As outlined in a new report from The New York Times, the Trump campaign has been caught essentially scamming its supporters out of millions of dollars, which it has since refunded — but not before using the money as a sort of “interest-free loan” through the final weeks of the 2020 presidential election cycle, as the Times put it. The Trump campaign accomplished its scamming operation through pre-checked boxes that routinely appeared on its fundraising pages and, if left checked, set up future donations beyond the donor’s initial payment.
One late-stage version of the box featured nine lines of bold text before getting to the notice that leaving the box checked would set up a recurring donation. In that particular iteration of the scheme, the actual notice of the recurring donation was not in bold, leaving prospective donors to pick through paragraphs at a time of alternately bold, all-caps, and regular text before getting to the points of what was actually getting set up by the boxes if they were left checked. Alongside the pre-checked boxes for the recurring donations, the Trump campaign also repeatedly employed pre-checked boxes that set up additional one-time donations.

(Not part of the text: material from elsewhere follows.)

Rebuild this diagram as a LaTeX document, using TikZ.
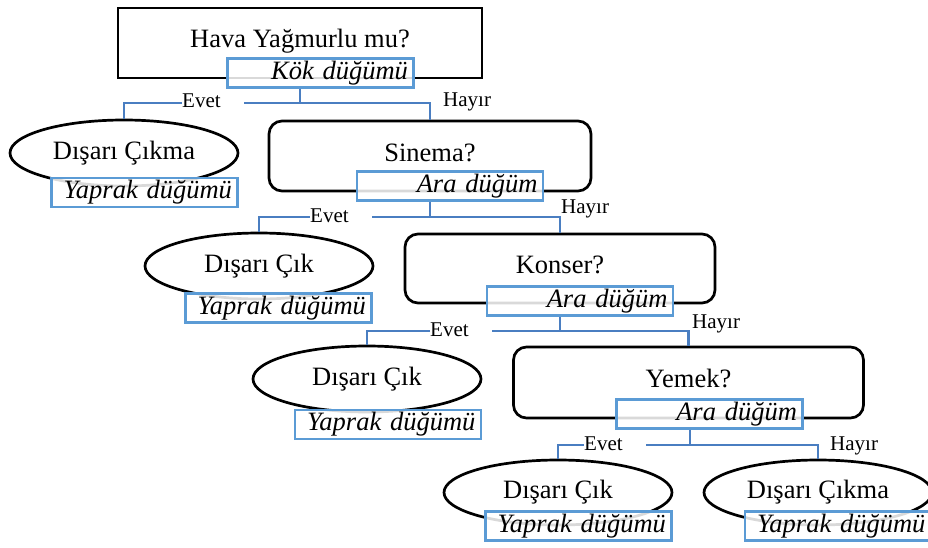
\documentclass[tikz,border=0pt]{standalone}
\usepackage{fontspec}
\setmainfont{Liberation Serif}
\usetikzlibrary{shapes.geometric}
\definecolor{tagblue}{RGB}{91,155,213}
\definecolor{linkblue}{RGB}{74,126,193}
\tikzset{
	question/.style={draw, line width=2.7pt, inner sep=0pt, text height=18pt, text depth=8pt, font=\fontsize{26.5}{30}\selectfont},
	leaf/.style={draw, ellipse, line width=2.7pt, inner sep=0pt, minimum width=228pt, minimum height=66pt, font=\fontsize{26.5}{30}\selectfont},
	tag/.style={draw=tagblue, line width=2.5pt, fill=white, fill opacity=0.85, text opacity=1, text width=175pt, align=right, inner xsep=5.5pt, inner ysep=0pt, minimum height=29pt, font=\fontsize{26.5}{30}\selectfont\itshape},
	link/.style={draw=linkblue, line width=2.5pt},
	evet/.style={fill=white, inner xsep=0pt, inner ysep=2pt, text width=62pt, align=left, anchor=base west, font=\fontsize{21}{24}\selectfont},
	hayir/.style={inner sep=0pt, anchor=base west, font=\fontsize{21}{24}\selectfont}
}

\begin{document}
\begin{tikzpicture}[x=1pt, y=-1pt]
	\clip (0,0) rectangle (928,548);
	\node[question, minimum width=364pt, minimum height=70pt] (root) at (300,43) {Hava Yağmurlu mu?};
	\node[tag] (kok) at ([shift={(20.5,30)}]root.center) {Kök düğümü};
	\node[leaf] (out1) at (124,153) {Dışarı Çıkma};
	\node[tag] (yap1) at ([shift={(20.5,39.5)}]out1.center) {Yaprak düğümü};
	\node[question, rounded corners=13pt, minimum width=322pt, minimum height=70pt] (cinema) at (430,156) {Sinema?};
	\node[tag] (ara1) at ([shift={(20,30)}]cinema.center) {Ara düğüm};
	\node[leaf] (out2) at (259,266) {Dışarı Çık};
	\node[tag] (yap2) at ([shift={(19.5,42)}]out2.center) {Yaprak düğümü};
	\node[question, rounded corners=13pt, minimum width=310pt, minimum height=69pt] (concert) at (560,268.5) {Konser?};
	\node[tag] (ara2) at ([shift={(20,32.5)}]concert.center) {Ara düğüm};
	\node[leaf] (out3) at (367,379) {Dışarı Çık};
	\node[tag] (yap3) at ([shift={(21,45.5)}]out3.center) {Yaprak düğümü};
	\node[question, rounded corners=13pt, minimum width=350pt, minimum height=71pt] (food) at (688.5,382.5) {Yemek?};
	\node[tag] (ara3) at ([shift={(21,31.5)}]food.center) {Ara düğüm};
	\node[leaf, minimum height=65pt] (out4) at (558,492.5) {Dışarı Çık};
	\node[tag] (yap4) at ([shift={(20.5,33.5)}]out4.center) {Yaprak düğümü};
	\node[leaf, minimum height=65pt] (out5) at (818,492.5) {Dışarı Çıkma};
	\node[tag] (yap5) at ([shift={(20,33.5)}]out5.center) {Yaprak düğümü};
	\coordinate (j1) at (300,103);
	\coordinate (j2) at (430,217);
	\coordinate (j3) at (560,331);
	\coordinate (j4) at (690,445);
	\draw[link] (root |- kok.south) -- (j1) -| (out1.north);
	\draw[link] (j1) -| (cinema.north);
	\draw[link] (cinema |- ara1.south) -- (j2) -| (out2.north);
	\draw[link] (j2) -| (concert.north);
	\draw[link] (concert |- ara2.south) -- (j3) -| (out3.north);
	\draw[link] (j3) -| (food.north);
	\draw[link] (j4 |- ara3.south) -- (j4) -| (out4.north);
	\draw[link] (j4) -| (out5.north);
	\node[evet] (e1) at (182,108) {Evet};
	\node[hayir] (h1) at (443,107) {Hayır};
	\node[evet] (e2) at (310,222) {Evet};
	\node[hayir] (h2) at (561,213) {Hayır};
	\node[evet] (e3) at (430,336) {Evet};
	\node[hayir] (h3) at (692,328) {Hayır};
	\node[evet] (e4) at (584,450) {Evet};
	\node[hayir] (h4) at (830,450) {Hayır};
\end{tikzpicture}
\end{document}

In the October version of the Trump campaign’s fundraising plea that featured the paragraph-long recurring donation mess, eight lines of bold text appeared before the regularly styled text that stated what the second pre-checked box would actually do. Trump campaign donations were processed by a right-wing company called WinRed, which Republicans set up during the Trump era as a sort of response to ActBlue, a left-wing fundraising portal that serves as a centralized hub for online donations to Democratic causes.
According to the Times, Republican groups including the Trump campaign and Republican National Committee “issued more than 530,000 refunds worth $64.3 million to online donors” throughout the final two and a half months of 2020, which is over 10 times the amount that Biden’s campaign refunded during the same time period. (The total amount of the Biden campaign’s late 2020 refunds topped out at $5.6 million.) The Biden campaign largely did not use pre-checked boxes, so a main origin point for the difference seems pretty clear.
In the description of the Times, “Several bank representatives who fielded fraud claims directly from consumers estimated that WinRed cases, at their peak, represented as much as 1 to 3 percent of their workload,” which is comparatively enormous considering the high rates of spending in the U.S. and the comparatively lower rates of political spending. Trump’s campaign covered the copious refund demands in part with money that he raised after the election in connection to his false claims that the race had been rigged for Biden. Most of these post-election donations never actually went towards election-related court fights. Trump was, in short, running a grift.